I will leave with “you.” The “you” in this case is the Old World, taken to the New. Specifically, it is the heart of the Mezzogiorno, cruelly ripped out in Italy’s War of Northern Aggression (which the cowardly bankers’ dogs dared to call “Italian unification”). As a result of this brothers’ war, the best and brightest of Italy’s south now live in “countries I never saw and shared with you.” The heart of the Mezzogiorno now beats inside the breast of a Frankenstino from the Joisey Shore. Learned and wise men like Antonin Scalia waste their brilliance on healing the incurable Yankee sickness and on girls which would have frolicked with their many children in the Sicilian sun, but here waste their youth in tanning salons and house parties. Wicked fate has made us into fools, living in a clown world. Ridi, pagliaccio [6].

And there’s hope yet in the world, hence the positivity mixed with melancholy in Bocelli’s voice and the accompanying orchestra. And so boys and girls still meet each other for St. Gennaro’s, and legend has it that gabagool exists, even beyond the great sea.

And now, the swine.

Indulge in that mellifluous oinking, friends [7].

They’ll use the chorus from “Con te partirò” to draw you in. It’ll sound familiar. It’ll sound like it ought to be good. It looks like an old friend. But it’s actually a cannibal who’s skinned and eaten your friend and is now wearing his skin as a disguise.

This is a song about a promiscuous woman who’s had sex with a man, and that man is now preparing to leave, and she begs him not to, enticing him with her many lewd qualities and willingness to perform perverse acts. Or at least that’s what I think. It could actually just be a song about some sheboon’s butt.

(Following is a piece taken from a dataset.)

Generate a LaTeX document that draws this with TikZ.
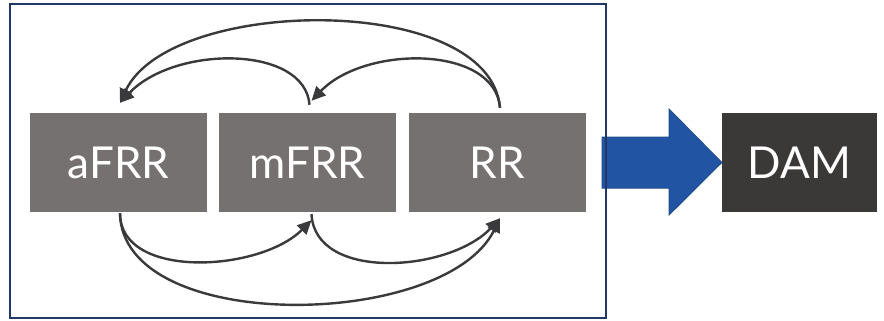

Uh, tell him seh’ it proper and it prim (and it prim)
A mermaid ting, and he wanna swim (he wanna swim)
How gal bright suh but dem eyes dim (eyes dim)
Ch-ch-chain heavy but I’m light skin (I’m light skin)
I pull up on him let him put the pipe in (pipe in)
Then I gotta dash like a hyphen (hyphen)
I bring the cake let him lick the icing (icing)
Some little open toes Stewart Weitzman
Advising… ye-yes this ties in (okay)
N-none of you hoes will ever see my pen
YSL Nicki boot, just to drive in
The way my football, just give me the Heisman
Touchdown, touchdown, touchdown, touch . . .

What riveting poetry! Touch down, heh hehe. She said touch down. My inner Beavis is positively giddy. And since no modern song is complete without Spanish reggaeton-ish rapping, we are treated to “Papichulo, cuanto amas ese culo?” I only understand half of that sentence, but I wish I couldn’t. The spectacle of ugliness is overwhelming. It’s good and proper to be angry.

I’ve suspected for a while that the core of philosophy is aesthetics, given that it is the only branch of philosophy that cannot be bound up in a nutshell, indeed bad dreams disrupt nutshell empires. Aesthetics, beauty, it is experienced psychically, but also physically – we have physical reactions to beauty, and involuntary ones at that. Experiencing a great work of art is something that leaves a man both humbled and empowered – both mental states have physical manifestations. And to understand the ethics, metaphysics and all other philosophies of a man, or of a people, we must first look at what they claim is beautiful. Our enemies in globohomo and the nonwhite hordes they employ as bioweapons against us consider this drivel beautiful. Meditate on that.

I believe that there’s a lesson to be learned here. The civic nationalist dream of the brown world accepting white culture and mores is less than impossible. It is not that nonwhites will not accept white culture, but rather that they’ll twist it into something horrifying, something base, that they’ll transform a masterpiece of the musical art into gluteal rhythmic abominations – what my disgusted wife calls “butt music”. Unless we assert our right to our culture, and our right to exist, we will be killed and all we have created will be taken from us. It will not live on, but it will be desecrated, despoiled and deformed into pure ugliness. The swine of the world will trample our pearls, turn again and rend us.